Roque, que poseía suficiente dominio de sí mismo como para salir perfectamente airoso e impasible de una audiencia con el papa y el concilio de Roma, temblaba como cachorro recién bañado al salir del vestíbulo de la mansión que en ese instante abandonaba, y la conciencia que tenía de ello acrecentaba su nerviosismo. Sabía que este hombre poseía algo que lo diferenciaba del resto de la humanidad y que le daba la presencia del mismísimo San Pedro, sabía que este hombre era el guardián de las puertas del paraíso -su paraíso-, que si hemos de creer que tal cosa existe y es fuente de la suprema dicha, debiera ser uno distinto para cada bienaventurado. Roque se debatía internamente como un náufrago que es agitado en la borrasca por la fuerza de sus pensamientos desbocados empujando hacia direcciones y conclusiones distintas. Las palabras de don Rodrigo habrían tranquilizado a cualquiera que no hubiese sido testigo de su carácter. Su calidez, su buen humor, su reacción perfectamente civilizada ante la noticia de que su hija estaba prendada de un pelagatos había sido contraria a la de cualquier católico de su edad y de su posición social. Y, sin embargo, la perfecta armonía de sus palabras y sus gestos disonaba con la forma en que su hija Sofía había sido educada y con el estilo de vida monástico y frugal que ésta llevaba en pleno siglo XXI. De pronto, una nueva intriga castigó la espalda del joven haciéndole recorrer un sudor frío a lo largo de la espina dorsal: la impersonalidad del encuentro. ¿Qué significaba el hecho de que al padre de Sofía no pareciera interesarle en absoluto saber quién era Roque, a qué se dedicaba, que no tuviese curiosidad alguna por conocer al hombre que había sido capaz de conquistar a la hija única que ocupaba el centro de todos sus cuidados y que representaba su razón de ser y existir? El diálogo, pese a su soltura y liviandad, carecía de afección, la actitud de Don Rodrigo era la del hombre de guerra o de negocios que avezado a no ver al ser humano que hay debajo del uniforme del enemigo, del cliente o del dependiente de la tienda, ve en el otro una cifra, un obstáculo o un trámite, y actúa consecuente con el cumplimiento de un deber, por satisfacer una convención social o por alcanzar un objetivo específico.
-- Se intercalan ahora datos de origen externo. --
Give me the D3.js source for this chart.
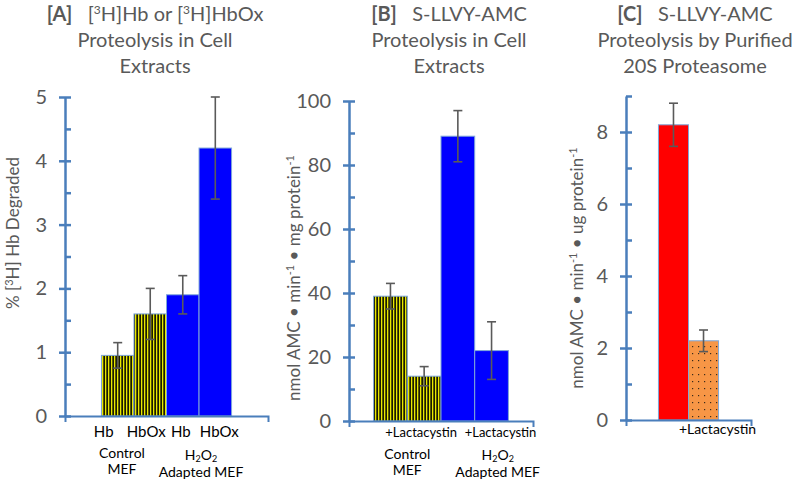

Roque pensaba que si don Rodrigo Casablanca hubiese sido un hombre de avanzada, un partidario real de la libertad, su hija no viviría recluida en la prisión de los deberes y lealtades familiares, entregada en cuerpo y alma a los quehaceres domésticos. No. La conducta de este hombre demostraba tan solo que estaba consciente del personaje que caracterizaba públicamente y de las expectativas que la sociedad tenía de su comportamiento, pero discrepaba profundamente con la opinión general sobre la conducción ideal de la vida privada.